15 Brain-Confusing Photos That Need to Be Analyzed
Some photos stop you in your tracks. You look at them once and think you understand what’s happening… then you look again and everything falls apart. Is that person floating? Is that animal huge or tiny? Is the background real or a reflection? These are the kinds of images that mess with your brain—not because they’re fake, but because perspective, timing, and light come together in just the wrong (or right) way.
Here are 15 types of brain-confusing photos and why your mind struggles to make sense of them.
1. The “Floating Person” Illusion
You’ve probably seen a photo where someone looks like they’re levitating an inch above the ground. Your brain assumes gravity is constant, so when a person’s shadow and foot placement don’t match expectations, your mind short-circuits. Usually the person is jumping or standing on something hidden, but your eyes don’t catch it right away.
Why it confuses you:
Your brain fills in missing information using assumptions. When those assumptions are wrong, confusion hits.
2. The Giant Animal / Tiny Human Trick
Some photos make a dog look as big as a horse or a cat look human-sized. This usually happens when the animal is close to the camera and the person is far away.
Why it confuses you:
Your brain expects size to match distance—but forced perspective breaks that rule.
3. The Headless Person
In these images, it looks like someone’s head is missing. Usually the background blends perfectly with their hair or a wall lines up exactly with their neck.
Why it confuses you:
Your brain searches for faces first. When it can’t find one, it feels like something is deeply wrong.
4. The Two-Body One-Person Photo
At first glance, it looks like someone has four arms or extra legs. Then you realize another person is standing behind them, perfectly aligned.
Why it confuses you:
Your brain wants symmetry and logic in bodies. When it sees too many limbs, it panics a little.

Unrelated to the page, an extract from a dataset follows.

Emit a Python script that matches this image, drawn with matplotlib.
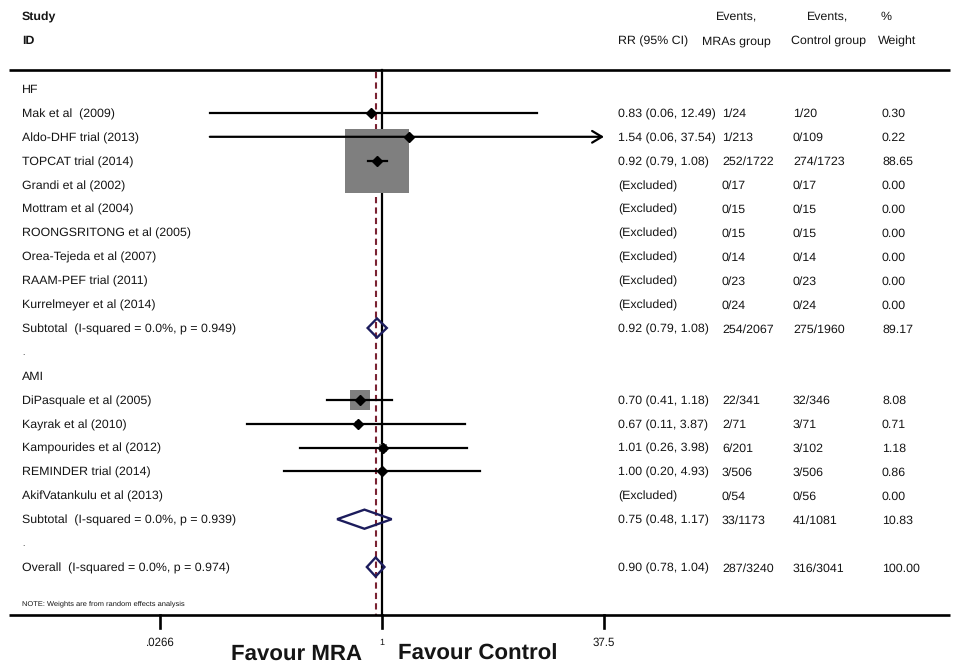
"""
Forest plot: MRA vs control, risk ratios by subgroup (HF / AMI).
"""
import numpy as np
import matplotlib

matplotlib.use("Agg")
import matplotlib.pyplot as plt  # noqa: E402

plt.rcParams["font.family"] = ["Liberation Sans", "DejaVu Sans"]
plt.rcParams["text.hinting"] = "no_hinting"

nan = np.nan

row_labels = [
    "HF",
    "Mak et al  (2009)",
    "Aldo-DHF trial (2013)",
    "TOPCAT trial (2014)",
    "Grandi et al (2002)",
    "Mottram et al (2004)",
    "ROONGSRITONG et al (2005)",
    "Orea-Tejeda et al (2007)",
    "RAAM-PEF trial (2011)",
    "Kurrelmeyer et al (2014)",
    "Subtotal  (I-squared = 0.0%, p = 0.949)",
    ".",
    "AMI",
    "DiPasquale et al (2005)",
    "Kayrak et al (2010)",
    "Kampourides et al (2012)",
    "REMINDER trial (2014)",
    "AkifVatankulu et al (2013)",
    "Subtotal  (I-squared = 0.0%, p = 0.939)",
    ".",
    "Overall  (I-squared = 0.0%, p = 0.974)",
]
row_kind = ["group"] + ["study"] * 9 + ["pooled", "blank", "group"] + ["study"] * 5 + ["pooled", "blank", "pooled"]

rr_est = [nan, 0.83, 1.54, 0.92, nan, nan, nan, nan, nan, nan, 0.92,
          nan, nan, 0.70, 0.67, 1.01, 1.00, nan, 0.75, nan, 0.90]
ci_low = [nan, 0.06, 0.06, 0.79, nan, nan, nan, nan, nan, nan, 0.79,
          nan, nan, 0.41, 0.11, 0.26, 0.20, nan, 0.48, nan, 0.78]
ci_high = [nan, 12.49, 37.54, 1.08, nan, nan, nan, nan, nan, nan, 1.08,
           nan, nan, 1.18, 3.87, 3.98, 4.93, nan, 1.17, nan, 1.04]
weights = [nan, 0.30, 0.22, 88.65, 0.00, 0.00, 0.00, 0.00, 0.00, 0.00, 89.17,
           nan, nan, 8.08, 0.71, 1.18, 0.86, 0.00, 10.83, nan, 100.00]
events_mra = ["", "1/24", "1/213", "252/1722", "0/17", "0/15", "0/15", "0/14", "0/23", "0/24", "254/2067",
              "", "", "22/341", "2/71", "6/201", "3/506", "0/54", "33/1173", "", "287/3240"]
events_ctl = ["", "1/20", "0/109", "274/1723", "0/17", "0/15", "0/15", "0/14", "0/23", "0/24", "275/1960",
              "", "", "32/346", "3/71", "3/102", "3/506", "0/56", "41/1081", "", "316/3041"]

tick_values = [0.0266, 1, 37.5]
tick_labels = [".0266", "1", "37.5"]

W, H = 954, 663
fig = plt.figure(figsize=(W / 100, H / 100), dpi=100)
ax = fig.add_axes([0, 0, 1, 1])
ax.set_xscale("log")

# map the outer ticks to their pixel columns
f_lo, f_hi = 160 / W, 604 / W
span = (np.log(tick_values[-1]) - np.log(tick_values[0])) / (f_hi - f_lo)
ln_min = np.log(tick_values[0]) - f_lo * span
ax.set_xlim(np.exp(ln_min), np.exp(ln_min + span))

row_px0, row_step = 89, 23.9
ax.set_ylim((H - row_px0) / row_step, -row_px0 / row_step)
ax.axis("off")


def ypx(p):
    return (p - row_px0) / row_step


def xf(p):
    return p / W


tr = ax.get_yaxis_transform()
txt = "#151515"
fs = 8.9


def put(x, y, s, size=fs, **kw):
    # baseline placed so the cap height is centred on y (row units)
    off = size * 100 / 72 * 0.716 / 2 / row_step
    kw.setdefault("transform", tr)
    ax.text(x, y + off, s, fontsize=size, va="baseline", color=txt, **kw)


# header
put(xf(22), ypx(16), "Study", fontweight="bold")
put(xf(22), ypx(40), "ID", fontweight="bold")
put(xf(618), ypx(40), "RR (95% CI)")
put(xf(737), ypx(15), "Events,", ha="center")
put(xf(736), ypx(40), "MRAs group", ha="center")
put(xf(828), ypx(15), "Events,", ha="center")
put(xf(829), ypx(40), "Control group", ha="center")
put(xf(881), ypx(15), "%")
put(xf(878), ypx(40), "Weight")

# frame lines
y_top, y_axis = ypx(70), ypx(615)
ax.plot([xf(9), xf(950)], [y_top, y_top], transform=tr, color="black", lw=1.9, solid_capstyle="butt")
ax.plot([xf(9), xf(950)], [y_axis, y_axis], transform=tr, color="black", lw=1.9, solid_capstyle="butt")

# reference line at 1 and overall estimate
ax.plot([1, 1], [y_top, y_axis], color="black", lw=1.6, zorder=1)
ax.plot([rr_est[-1]] * 2, [y_top + 0.1, y_axis], color="#7a2232", lw=1.5,
        linestyle=(0, (3, 2)), zorder=1)

for v, lab in zip(tick_values, tick_labels):
    ax.plot([v, v], [y_axis, ypx(628)], color="black", lw=1.9)
    put(v, ypx(642), lab, size=8.3 if lab != "1" else 6.5, ha="center", transform=ax.transData)

put(xf(362), ypx(652), "Favour MRA", size=16, fontweight="bold", ha="right")
put(xf(398), ypx(652), "Favour Control", size=16, fontweight="bold", ha="left")

put(xf(22), ypx(603), "NOTE: Weights are from random effects analysis", size=5.4)

max_w = np.nanmax([w for w, k in zip(weights, row_kind) if k == "study"])
box_max_px = 64

for i, (lab, kind) in enumerate(zip(row_labels, row_kind)):
    put(xf(22), i, lab, size=fs if kind != "blank" else 6)
    if kind in ("group", "blank"):
        continue
    est, lo, hi, w = rr_est[i], ci_low[i], ci_high[i], weights[i]
    if np.isnan(est):
        rr_txt = "(Excluded)"
    else:
        rr_txt = f"{est:.2f} ({lo:.2f}, {hi:.2f})"
    put(xf(618), i, rr_txt)
    put(xf(722), i, events_mra[i])
    put(xf(793), i, events_ctl[i])
    put(xf(882), i, f"{w:.2f}")

    if np.isnan(est):
        continue
    if kind == "study":
        side_px = box_max_px * np.sqrt(w / max_w)
        ax.scatter([est], [i], s=(side_px * 0.72) ** 2, marker="s", color="#7f7f7f",
                   linewidths=0, zorder=2)
        if hi > tick_values[-1]:
            ax.annotate("", xy=(tick_values[-1], i), xytext=(lo, i),
                        arrowprops=dict(arrowstyle="->,head_length=0.5,head_width=0.3",
                                        color="black", lw=1.6, shrinkA=0, shrinkB=0,
                                        mutation_scale=14), zorder=3)
        else:
            ax.plot([lo, hi], [i, i], color="black", lw=1.6, zorder=3)
        ax.plot([est], [i], marker="D", markersize=4.8, color="black", zorder=4)
    else:
        h = 0.4
        ax.fill([lo, est, hi, est, lo], [i, i - h, i, i + h, i], facecolor="none",
                edgecolor="#1c1c5c", lw=1.7, zorder=3)

fig.savefig("out.png", dpi=100)
plt.close(fig)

5. The Invisible Object Illusion
Sometimes a photo shows someone “holding nothing”—but it’s actually a glass wall, window, or clear surface.
Why it confuses you:
Your brain relies on contrast to see objects. Transparent things disappear visually.
6. The Reflection That Isn’t
You think you’re looking at a reflection in water or glass—but it’s actually a real scene behind a perfectly clean surface.
Why it confuses you:
Your brain automatically labels shiny surfaces as mirrors. When the rules don’t apply, it glitches.
7. The “Is That a Hole or a Shadow?” Photo
A dark shape on the ground looks like a deep pit… until you realize it’s just a shadow.
Why it confuses you:
Your brain uses shading to judge depth. Deep dark = danger in your mind.
8. The Upside-Down Reality Shot
Some photos are rotated so cleverly that your brain doesn’t realize the image is upside down at first.
Why it confuses you:
Your brain wants gravity to point down. When “down” isn’t really down, everything feels wrong.
9. The Animal That Looks Like Something Else
A dog that looks like a mop. A cat that looks like bread. A bird that looks like a person in a coat.
Why it confuses you:
Your brain tries to identify objects instantly. When two categories overlap, it hesitates.
10. The Disappearing Body Part
Someone’s legs seem to vanish into the floor. Or their arm fades into the background.
Why it confuses you:
Your brain expects clear outlines. When edges disappear, it assumes something is missing.
11. The “Is This Real Life?” Miniature Scene
A city looks like a toy set. Cars look like Hot Wheels. People look like dolls.
Why it confuses you:
Your brain reads blur and lighting as signs of small scale. That’s why tilt-shift photos feel unreal.
12. The Perfect Timing Accident
A bird flies in front of someone’s head at the exact right moment. Or a wave crashes just as someone jumps.
Why it confuses you:
Your brain doesn’t expect such perfect alignment. It feels staged—even when it’s not.
13. The Camouflage Human
Someone blends perfectly into a patterned wall, couch, or forest background.
Why it confuses you:
Your brain separates figure from background. When that separation fails, you struggle to see the person at all.
14. The “What Am I Even Looking At?” Close-Up
A macro photo of something ordinary—like soap, ice, or fabric—looks like a landscape from another planet.
Why it confuses you:
Your brain can’t tell scale without context.
15. The Scene That Breaks Logic
You see something that feels impossible: a road that seems to go nowhere, a building bending, a person walking on air.
Why it confuses you:
Your brain is wired to expect reality to behave consistently. When it doesn’t, your mind stalls.
Why We Love These Photos
Brain-confusing photos are addictive because they challenge your perception. They make you slow down. You can’t just scroll past—you have to think.
They also remind us of something important:
👉 Your eyes don’t see reality. Your brain interprets it.
And sometimes… it gets it wrong.
Final Thought
These photos aren’t just fun—they’re proof that your mind is constantly guessing what’s real. When lighting, timing, angle, and perspective line up just right, your brain’s shortcuts fail.